It’s hard to have a debate when the people who want to participate don’t know what the debate is about. We mentioned this the other week–we took election week off–with Jonah Goldberg’s discussion of the border fence. And again in the past few days the my way or the status quo meme has reappeared:
>Increased border patrol, a 700-mile fence to stop the easiest access routes (something President Bush signed into law two weeks ago), employer sanctions and encouragement of one official language can all help solve the crisis. But once the debate is renewed, congressional reformers will be blitzed by advocates of the failed status quo with a series of false assumptions concerning the issue.

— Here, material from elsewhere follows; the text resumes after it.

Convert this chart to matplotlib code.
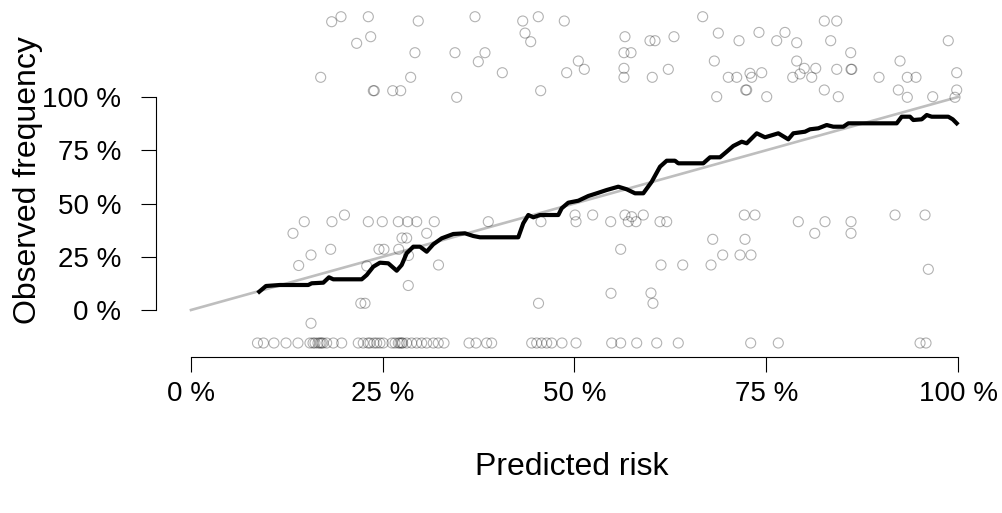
import numpy as np
import matplotlib
matplotlib.use("Agg")
from matplotlib import pyplot as plt

plt.rcParams['font.family'] = ['Liberation Sans', 'DejaVu Sans']

# jittered observations: predicted risk vs observed value
obs_x = [0.1834, 0.1956, 0.2312, 0.2963, 0.2160, 0.2343, 0.2920, 0.1691, 0.2864, 0.2377, 0.2390,
         0.2630, 0.2734, 0.3703, 0.4325, 0.4528, 0.4867, 0.4355, 0.4429, 0.6671, 0.3442, 0.3833,
         0.3746, 0.4059, 0.3464, 0.4559, 0.4898, 0.5050, 0.5128, 0.5658, 0.5645, 0.5737, 0.5645,
         0.5645, 0.5984, 0.6050, 0.6297, 0.6014, 0.6223, 0.6875, 0.7145, 0.7405, 0.7636, 0.7744,
         0.7897, 0.8257, 0.8419, 0.8340, 0.8601, 0.9873, 0.6823, 0.7005, 0.7115, 0.7288, 0.7441,
         0.7310, 0.7232, 0.7245, 0.6854, 0.7506, 0.7897, 0.7845, 0.7940, 0.7996, 0.8093, 0.8145,
         0.8257, 0.8439, 0.8419, 0.8605, 0.8615, 0.8970, 0.9244, 0.9339, 0.9452, 0.9222, 0.9339,
         0.9670, 0.9983, 0.9983, 0.9961,
         0.1330, 0.1477, 0.1838, 0.2001, 0.2312, 0.2494, 0.2703, 0.2825, 0.2943, 0.3172, 0.3073,
         0.2751, 0.2812, 0.1565, 0.1404, 0.1821, 0.2451, 0.2516, 0.2708, 0.2836, 0.3227, 0.2291,
         0.2833, 0.2214, 0.2269, 0.1565, 0.3876, 0.4531, 0.4563, 0.5007, 0.5020, 0.5237, 0.5472,
         0.5658, 0.5701, 0.5746, 0.5802, 0.5897, 0.6115, 0.6202, 0.5602, 0.6128, 0.6411, 0.5476,
         0.5997, 0.6023, 0.6802, 0.6780, 0.6932, 0.7158, 0.7301, 0.7223, 0.7214, 0.7353, 0.7918,
         0.8132, 0.8266, 0.8605, 0.8605, 0.9179, 0.9570, 0.9613]
obs_y = [1.3535, 1.3770, 1.3770, 1.3568, 1.2521, 1.2831, 1.2080, 1.0925, 1.0925, 1.0296, 1.0296,
         1.0296, 1.0296, 1.3770, 1.3568, 1.3770, 1.3568, 1.3000, 1.2596, 1.3770, 1.2080, 1.2080,
         1.1657, 1.1141, 0.9986, 1.0296, 1.1141, 1.1690, 1.1300, 1.2831, 1.2080, 1.2080, 1.1347,
         1.0925, 1.2643, 1.2643, 1.2831, 1.0925, 1.1300, 1.3000, 1.2643, 1.3033, 1.2643, 1.3033,
         1.2549, 1.3568, 1.3568, 1.2643, 1.2080, 1.2643, 1.1690, 1.0925, 1.0925, 1.1113, 1.1141,
         1.0925, 1.0329, 1.0329, 1.0014, 1.0014, 1.1690, 1.0925, 1.1080, 1.1347, 1.0925, 1.1347,
         1.0329, 1.0014, 1.1300, 1.1300, 1.1300, 1.0925, 1.1690, 1.0925, 1.0925, 1.0329, 0.9986,
         1.0014, 1.1141, 1.0329, 0.9986,
         0.3601, 0.4146, 0.4146, 0.4460, 0.4146, 0.4146, 0.4146, 0.4146, 0.4146, 0.4146, 0.3601,
         0.3380, 0.3380, 0.2582, 0.2089, 0.2850, 0.2850, 0.2850, 0.2850, 0.2559, 0.2113, 0.2066,
         0.1150, 0.0315, 0.0315, -0.0624, 0.4146, 0.0315, 0.4146, 0.4460, 0.4146, 0.4460, 0.4146,
         0.4460, 0.4146, 0.4380, 0.4146, 0.4460, 0.4146, 0.4146, 0.2850, 0.2113, 0.2113, 0.0784,
         0.0798, 0.0315, 0.3319, 0.2113, 0.2582, 0.2582, 0.2582, 0.3319, 0.4460, 0.4460, 0.4146,
         0.3601, 0.4146, 0.4146, 0.3601, 0.4460, 0.4460, 0.1911]

# predicted risks of the rug row below the curve
rug_x = [0.0867, 0.0945, 0.1082, 0.1239, 0.1395, 0.1551, 0.1591, 0.1617, 0.1656, 0.1682, 0.1700,
         0.1721, 0.1769, 0.1855, 0.1965, 0.2181, 0.2246, 0.2308, 0.2334, 0.2386, 0.2421, 0.2464,
         0.2507, 0.2621, 0.2660, 0.2703, 0.2725, 0.2747, 0.2760, 0.2812, 0.2877, 0.2943, 0.3008,
         0.3073, 0.3159, 0.3224, 0.3299, 0.3625, 0.3716, 0.3855, 0.3920, 0.4442, 0.4507, 0.4572,
         0.4638, 0.4703, 0.4837, 0.5020, 0.5485, 0.5602, 0.5811, 0.6072, 0.6353, 0.7297, 0.7657,
         0.9505, 0.9583]
rug_level = -0.155

# smoothed calibration curve
curve_x = [0.0890, 0.0978, 0.1160, 0.1529, 0.1574, 0.1725, 0.1799, 0.1855, 0.2226, 0.2291,
           0.2377, 0.2464, 0.2572, 0.2682, 0.2747, 0.2812, 0.2898, 0.2986, 0.3073, 0.3159,
           0.3269, 0.3420, 0.3572, 0.3681, 0.3768, 0.4267, 0.4332, 0.4398, 0.4463, 0.4550,
           0.4789, 0.4833, 0.4919, 0.5050, 0.5180, 0.5290, 0.5420, 0.5571, 0.5681, 0.5789,
           0.5897, 0.6007, 0.6115, 0.6202, 0.6310, 0.6353, 0.6679, 0.6767, 0.6897, 0.6984,
           0.7070, 0.7180, 0.7245, 0.7376, 0.7484, 0.7657, 0.7787, 0.7853, 0.8005, 0.8070,
           0.8179, 0.8288, 0.8374, 0.8505, 0.8570, 0.9201, 0.9266, 0.9374, 0.9417, 0.9527,
           0.9592, 0.9657, 0.9873, 0.9931, 0.9983]
curve_y = [0.0859, 0.1127, 0.1174, 0.1174, 0.1254, 0.1282, 0.1535, 0.1441, 0.1441, 0.1643,
           0.2033, 0.2221, 0.2192, 0.1845, 0.2113, 0.2662, 0.2972, 0.2972, 0.2737, 0.3085,
           0.3366, 0.3568, 0.3601, 0.3474, 0.3413, 0.3413, 0.4070, 0.4460, 0.4352, 0.4460,
           0.4460, 0.4775, 0.5038, 0.5131, 0.5352, 0.5479, 0.5634, 0.5789, 0.5667, 0.5479,
           0.5479, 0.6023, 0.6728, 0.7009, 0.7009, 0.6887, 0.6887, 0.7169, 0.7169, 0.7432,
           0.7700, 0.7901, 0.7826, 0.8296, 0.8108, 0.8296, 0.8014, 0.8296, 0.8371, 0.8484,
           0.8531, 0.8685, 0.8606, 0.8606, 0.8765, 0.8765, 0.9075, 0.9075, 0.8920, 0.8953,
           0.9155, 0.9075, 0.9075, 0.8953, 0.8765]

ticks = [0, 0.25, 0.5, 0.75, 1]
tick_labels = ['0 %', '25 %', '50 %', '75 %', '100 %']

fig = plt.figure(figsize=(10.02, 5.13), dpi=100)
W, H = 1002, 513
ax = fig.add_axes([156 / W, 1 - 357 / H, (989 - 156) / W, (357 - 5) / H])

ax.plot([0, 1], [0, 1], color='#BEBEBE', lw=1.9, zorder=1)
ax.scatter(obs_x, obs_y, s=52, facecolors='none', edgecolors=(0, 0, 0, 0.3), linewidths=0.8, zorder=2)
ax.scatter(rug_x, [rug_level] * len(rug_x), s=52, facecolors='none',
           edgecolors=(0, 0, 0, 0.3), linewidths=0.8, zorder=2)
ax.plot(curve_x, curve_y, color='black', lw=3, solid_joinstyle='round', zorder=3)

ax.set_xlim(-0.0456, 1.0404)
ax.set_ylim(-0.2207, 1.432)
for s in ['top', 'right']:
    ax.spines[s].set_visible(False)
ax.spines['left'].set_bounds(0, 1)
ax.spines['bottom'].set_bounds(0, 1)
for s in ['left', 'bottom']:
    ax.spines[s].set_linewidth(0.8)

ax.set_xticks(ticks)
ax.set_xticklabels(tick_labels)
ax.set_yticks(ticks)
ax.set_yticklabels(tick_labels)
ax.tick_params(axis='both', length=11, width=0.8, labelsize=20, colors='black')
ax.tick_params(axis='y', pad=14)
ax.tick_params(axis='x', pad=6)

fig.text(572 / W, 1 - 467 / H, 'Predicted risk', ha='center', va='center', fontsize=23)
fig.text(28 / W, 1 - 180 / H, 'Observed frequency', ha='center', va='center',
         rotation=90, fontsize=23)

fig.savefig('out.png', dpi=100)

That’s V.D.Hanson, a man quickly becoming a Nonsequitur star. The problem here is that no one seriously advocates the status quo. It’s tiresome to point this out, but take a look at the following:
>Take, for example, the shared self-interest argument–that the benefits to both the U.S. and Mexico of leaving our borders open trumps the need for enforcement of existing laws and outweighs the costs to U.S. taxpayers that result from massive influxes of poor illegal aliens.
Take also for example the argument for turning the elderly into soylent green. “Leaving the borders open” is rather different from “tolerating illegal immigration as it stands.” I don’t think even these cold-hearted people would advocate the current system of institutionalized illegality. And so for the rest.